The math behind the numbers
The calculator follows a simple chain of steps. First it finds your garden area by multiplying length and width. It converts your chosen emitter spacing from inches to feet, then divides the length by that spacing to get the emitters per row, and the width to get the number of rows. Multiplying those gives the total emitters. Each emitter's flow rate, multiplied by the emitter count, gives the system's total gallons per hour.
- Total emitters = emitters per row × number of rows
- System flow = total emitters × flow rate per emitter
- Water per week = garden area × your weekly target
- Run time = water per week ÷ system flow
Because the system flow is measured per hour, the weekly water need divided by that flow gives the total hours to run each week, which the tool converts to minutes and splits across your chosen number of sessions.

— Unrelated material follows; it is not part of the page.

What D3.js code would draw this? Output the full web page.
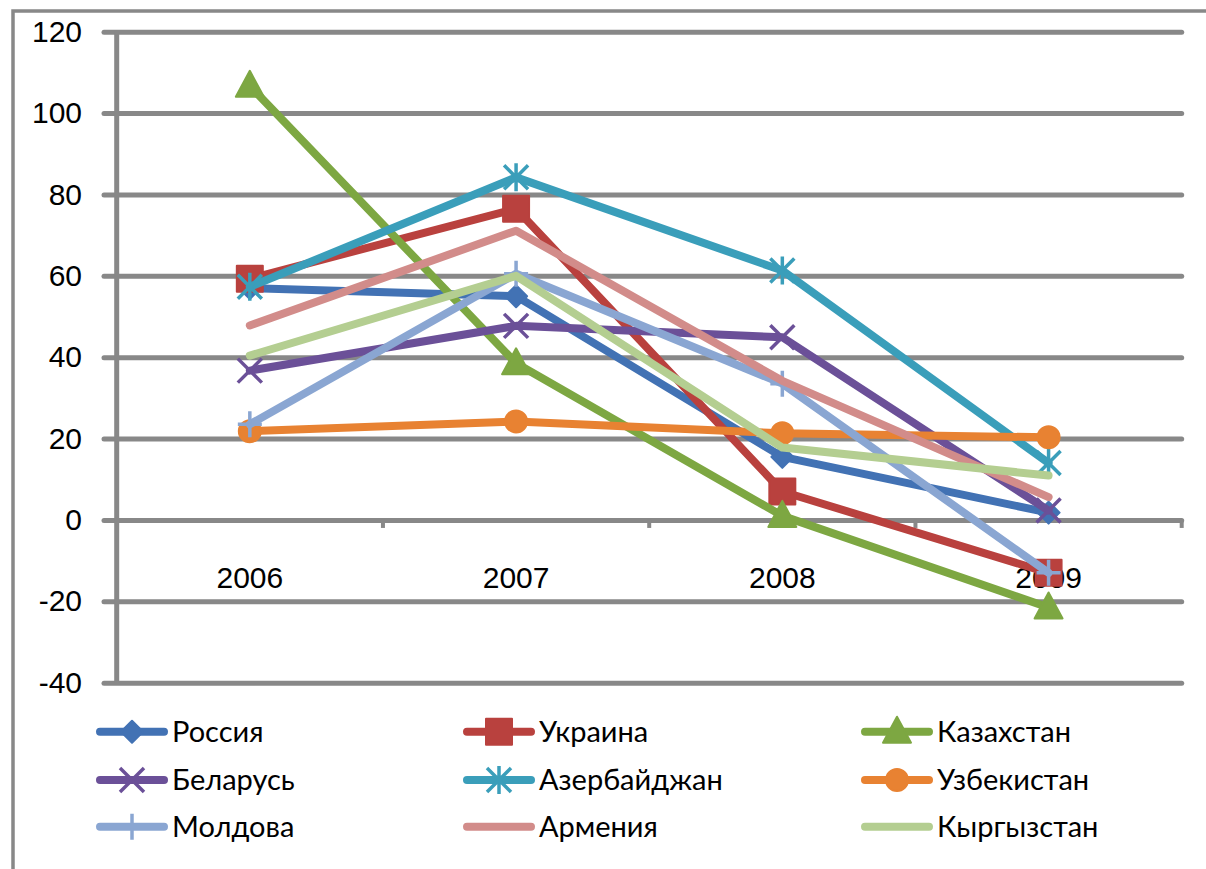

Matching spacing and flow to your soil
The single biggest factor in a good drip layout is your soil type. Water moves downward quickly in sandy soil and spreads very little sideways, so you want emitters close together, often 6 to 12 inches, with a lower flow rate to avoid pushing water past the roots. Clay holds water and spreads it widely, so emitters can sit 18 to 24 inches apart at a gentle flow that the dense soil can absorb without pooling. Loam is forgiving and works well with 12-inch spacing and a 1 GPH emitter.
Tips for a healthy drip system
- Add a pressure regulator and filter to keep emitters from clogging.
- Run the system in the early morning so plants start the day hydrated.
- Use a timer so watering stays consistent even when you are away.
- Check emitters monthly for clogs and flush the lines at the start of each season.
- Top the soil with mulch to slow evaporation and stretch every gallon further.